**What to do**
Copy exactly, and only, the lines below from the first through the one containing "[white] (0,0) rectangle (950,1344);", both included; pictures are omitted.

Start of Data block

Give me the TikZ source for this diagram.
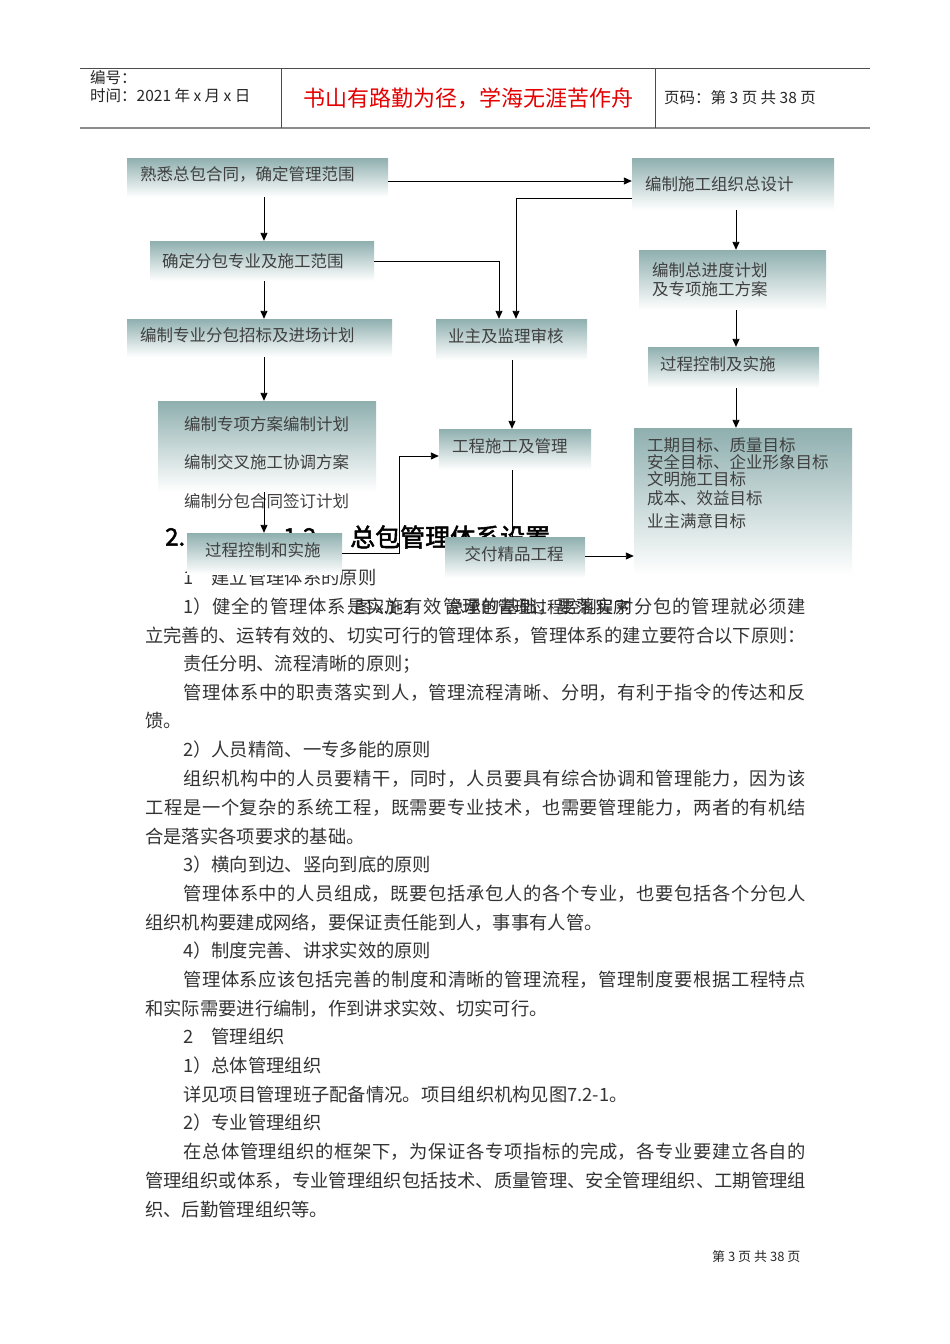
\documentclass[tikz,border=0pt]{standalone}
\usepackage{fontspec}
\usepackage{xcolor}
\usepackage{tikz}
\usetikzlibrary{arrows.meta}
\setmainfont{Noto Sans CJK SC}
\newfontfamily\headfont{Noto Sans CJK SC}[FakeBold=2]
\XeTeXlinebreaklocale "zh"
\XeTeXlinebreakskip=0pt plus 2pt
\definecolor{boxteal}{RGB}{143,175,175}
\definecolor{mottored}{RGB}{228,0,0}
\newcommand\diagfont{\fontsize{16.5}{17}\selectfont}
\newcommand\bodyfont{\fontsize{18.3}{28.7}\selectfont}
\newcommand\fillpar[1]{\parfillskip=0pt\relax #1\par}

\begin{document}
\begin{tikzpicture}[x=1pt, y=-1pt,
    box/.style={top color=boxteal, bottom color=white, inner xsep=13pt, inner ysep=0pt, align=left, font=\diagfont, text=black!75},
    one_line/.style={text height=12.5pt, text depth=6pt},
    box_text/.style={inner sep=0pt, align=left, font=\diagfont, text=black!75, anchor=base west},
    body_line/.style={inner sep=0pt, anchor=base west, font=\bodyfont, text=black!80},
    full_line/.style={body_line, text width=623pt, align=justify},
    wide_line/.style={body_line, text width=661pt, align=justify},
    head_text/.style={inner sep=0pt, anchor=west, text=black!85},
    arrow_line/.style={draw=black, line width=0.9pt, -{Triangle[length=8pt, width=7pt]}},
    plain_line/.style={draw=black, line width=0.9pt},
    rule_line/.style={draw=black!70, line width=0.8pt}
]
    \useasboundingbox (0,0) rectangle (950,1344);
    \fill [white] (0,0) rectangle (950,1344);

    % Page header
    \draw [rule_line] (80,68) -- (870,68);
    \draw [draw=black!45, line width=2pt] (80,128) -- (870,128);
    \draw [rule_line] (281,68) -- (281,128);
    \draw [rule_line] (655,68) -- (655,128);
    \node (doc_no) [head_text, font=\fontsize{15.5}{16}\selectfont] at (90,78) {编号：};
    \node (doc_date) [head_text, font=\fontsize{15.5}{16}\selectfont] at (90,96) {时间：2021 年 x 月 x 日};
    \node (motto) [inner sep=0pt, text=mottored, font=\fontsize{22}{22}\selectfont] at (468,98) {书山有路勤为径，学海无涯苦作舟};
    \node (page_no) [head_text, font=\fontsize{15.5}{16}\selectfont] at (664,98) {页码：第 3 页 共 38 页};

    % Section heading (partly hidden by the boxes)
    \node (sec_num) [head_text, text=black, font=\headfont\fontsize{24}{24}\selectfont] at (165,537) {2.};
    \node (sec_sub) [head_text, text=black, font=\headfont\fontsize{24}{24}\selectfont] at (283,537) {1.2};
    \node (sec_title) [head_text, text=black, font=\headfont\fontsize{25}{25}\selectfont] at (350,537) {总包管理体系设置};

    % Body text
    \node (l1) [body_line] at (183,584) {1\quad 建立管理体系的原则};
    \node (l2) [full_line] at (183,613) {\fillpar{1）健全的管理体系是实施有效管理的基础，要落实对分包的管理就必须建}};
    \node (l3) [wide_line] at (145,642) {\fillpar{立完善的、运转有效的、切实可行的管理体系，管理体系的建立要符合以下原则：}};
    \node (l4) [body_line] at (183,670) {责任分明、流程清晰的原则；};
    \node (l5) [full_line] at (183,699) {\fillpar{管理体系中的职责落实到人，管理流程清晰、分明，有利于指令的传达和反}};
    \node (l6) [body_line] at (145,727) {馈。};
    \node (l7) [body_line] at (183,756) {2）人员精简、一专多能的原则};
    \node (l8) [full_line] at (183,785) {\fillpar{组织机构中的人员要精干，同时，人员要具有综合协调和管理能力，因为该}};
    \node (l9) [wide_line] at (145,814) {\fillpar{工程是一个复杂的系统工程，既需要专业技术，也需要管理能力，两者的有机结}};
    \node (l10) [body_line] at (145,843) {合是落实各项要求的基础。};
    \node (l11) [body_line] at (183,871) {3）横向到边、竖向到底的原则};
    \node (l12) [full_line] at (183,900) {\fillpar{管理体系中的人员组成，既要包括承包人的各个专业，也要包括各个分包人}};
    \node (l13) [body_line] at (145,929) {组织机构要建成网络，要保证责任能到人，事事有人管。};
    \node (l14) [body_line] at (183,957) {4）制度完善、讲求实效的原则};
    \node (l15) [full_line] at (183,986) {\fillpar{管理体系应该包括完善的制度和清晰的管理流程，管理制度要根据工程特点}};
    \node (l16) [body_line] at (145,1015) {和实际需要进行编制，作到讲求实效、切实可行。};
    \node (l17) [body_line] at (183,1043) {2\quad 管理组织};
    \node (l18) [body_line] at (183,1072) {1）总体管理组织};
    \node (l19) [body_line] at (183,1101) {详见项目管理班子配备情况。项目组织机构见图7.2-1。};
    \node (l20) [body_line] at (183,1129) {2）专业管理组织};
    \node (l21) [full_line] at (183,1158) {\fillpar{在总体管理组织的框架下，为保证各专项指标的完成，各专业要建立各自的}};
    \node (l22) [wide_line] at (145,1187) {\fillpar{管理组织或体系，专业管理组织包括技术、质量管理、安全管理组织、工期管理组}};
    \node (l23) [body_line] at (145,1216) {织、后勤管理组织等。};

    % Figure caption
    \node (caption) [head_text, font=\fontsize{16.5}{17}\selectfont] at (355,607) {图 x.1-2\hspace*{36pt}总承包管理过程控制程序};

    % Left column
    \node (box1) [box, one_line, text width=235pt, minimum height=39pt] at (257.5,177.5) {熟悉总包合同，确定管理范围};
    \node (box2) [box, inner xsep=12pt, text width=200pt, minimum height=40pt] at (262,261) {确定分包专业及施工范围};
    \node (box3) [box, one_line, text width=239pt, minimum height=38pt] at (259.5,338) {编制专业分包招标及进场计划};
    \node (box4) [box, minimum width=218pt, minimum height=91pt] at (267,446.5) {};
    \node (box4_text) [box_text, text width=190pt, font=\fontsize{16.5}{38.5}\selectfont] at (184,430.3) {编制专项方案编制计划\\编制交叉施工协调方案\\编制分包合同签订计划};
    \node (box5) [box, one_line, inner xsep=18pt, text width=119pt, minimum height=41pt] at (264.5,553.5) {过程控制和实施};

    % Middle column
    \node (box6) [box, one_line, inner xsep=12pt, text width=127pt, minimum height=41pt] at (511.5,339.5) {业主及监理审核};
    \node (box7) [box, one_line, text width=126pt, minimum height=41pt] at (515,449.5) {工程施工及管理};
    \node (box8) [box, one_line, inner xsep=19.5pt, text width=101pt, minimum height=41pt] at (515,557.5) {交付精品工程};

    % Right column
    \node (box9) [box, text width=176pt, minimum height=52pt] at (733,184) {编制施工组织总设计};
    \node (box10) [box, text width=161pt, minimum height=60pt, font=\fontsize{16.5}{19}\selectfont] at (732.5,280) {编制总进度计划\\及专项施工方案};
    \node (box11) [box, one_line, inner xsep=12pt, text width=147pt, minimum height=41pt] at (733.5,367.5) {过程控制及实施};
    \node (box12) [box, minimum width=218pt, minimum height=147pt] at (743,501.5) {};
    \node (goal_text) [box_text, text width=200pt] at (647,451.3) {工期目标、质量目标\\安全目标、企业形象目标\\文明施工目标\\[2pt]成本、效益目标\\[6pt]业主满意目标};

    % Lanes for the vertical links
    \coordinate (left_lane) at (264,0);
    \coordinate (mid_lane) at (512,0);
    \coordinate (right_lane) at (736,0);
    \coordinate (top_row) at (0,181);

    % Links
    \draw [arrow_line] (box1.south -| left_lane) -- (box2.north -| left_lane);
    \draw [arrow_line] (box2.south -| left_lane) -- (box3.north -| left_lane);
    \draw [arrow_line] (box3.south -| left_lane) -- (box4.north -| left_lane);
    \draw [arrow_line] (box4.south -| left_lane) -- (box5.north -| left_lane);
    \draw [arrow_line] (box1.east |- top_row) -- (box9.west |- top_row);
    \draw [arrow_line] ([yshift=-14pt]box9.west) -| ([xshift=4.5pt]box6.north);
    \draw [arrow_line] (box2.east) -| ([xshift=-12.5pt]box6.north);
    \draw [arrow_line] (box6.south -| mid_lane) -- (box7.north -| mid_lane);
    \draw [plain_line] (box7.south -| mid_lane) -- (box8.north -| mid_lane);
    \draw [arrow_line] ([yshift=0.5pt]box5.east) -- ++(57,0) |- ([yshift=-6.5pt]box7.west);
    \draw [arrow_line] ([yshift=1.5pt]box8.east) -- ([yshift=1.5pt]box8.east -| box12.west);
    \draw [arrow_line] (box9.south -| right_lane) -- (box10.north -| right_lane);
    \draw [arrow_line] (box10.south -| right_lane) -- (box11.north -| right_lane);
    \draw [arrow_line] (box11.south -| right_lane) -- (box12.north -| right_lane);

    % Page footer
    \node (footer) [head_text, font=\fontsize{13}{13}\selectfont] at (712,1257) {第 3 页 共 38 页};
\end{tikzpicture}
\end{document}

End of Data block

**Solution to the problem**
Give me the TikZ source for this diagram.
\documentclass[tikz,border=0pt]{standalone}
\usepackage{fontspec}
\usepackage{xcolor}
\usepackage{tikz}
\usetikzlibrary{arrows.meta}
\setmainfont{Noto Sans CJK SC}
\newfontfamily\headfont{Noto Sans CJK SC}[FakeBold=2]
\XeTeXlinebreaklocale "zh"
\XeTeXlinebreakskip=0pt plus 2pt
\definecolor{boxteal}{RGB}{143,175,175}
\definecolor{mottored}{RGB}{228,0,0}
\newcommand\diagfont{\fontsize{16.5}{17}\selectfont}
\newcommand\bodyfont{\fontsize{18.3}{28.7}\selectfont}
\newcommand\fillpar[1]{\parfillskip=0pt\relax #1\par}

\begin{document}
\begin{tikzpicture}[x=1pt, y=-1pt,
    box/.style={top color=boxteal, bottom color=white, inner xsep=13pt, inner ysep=0pt, align=left, font=\diagfont, text=black!75},
    one_line/.style={text height=12.5pt, text depth=6pt},
    box_text/.style={inner sep=0pt, align=left, font=\diagfont, text=black!75, anchor=base west},
    body_line/.style={inner sep=0pt, anchor=base west, font=\bodyfont, text=black!80},
    full_line/.style={body_line, text width=623pt, align=justify},
    wide_line/.style={body_line, text width=661pt, align=justify},
    head_text/.style={inner sep=0pt, anchor=west, text=black!85},
    arrow_line/.style={draw=black, line width=0.9pt, -{Triangle[length=8pt, width=7pt]}},
    plain_line/.style={draw=black, line width=0.9pt},
    rule_line/.style={draw=black!70, line width=0.8pt}
]
    \useasboundingbox (0,0) rectangle (950,1344);
    \fill [white] (0,0) rectangle (950,1344);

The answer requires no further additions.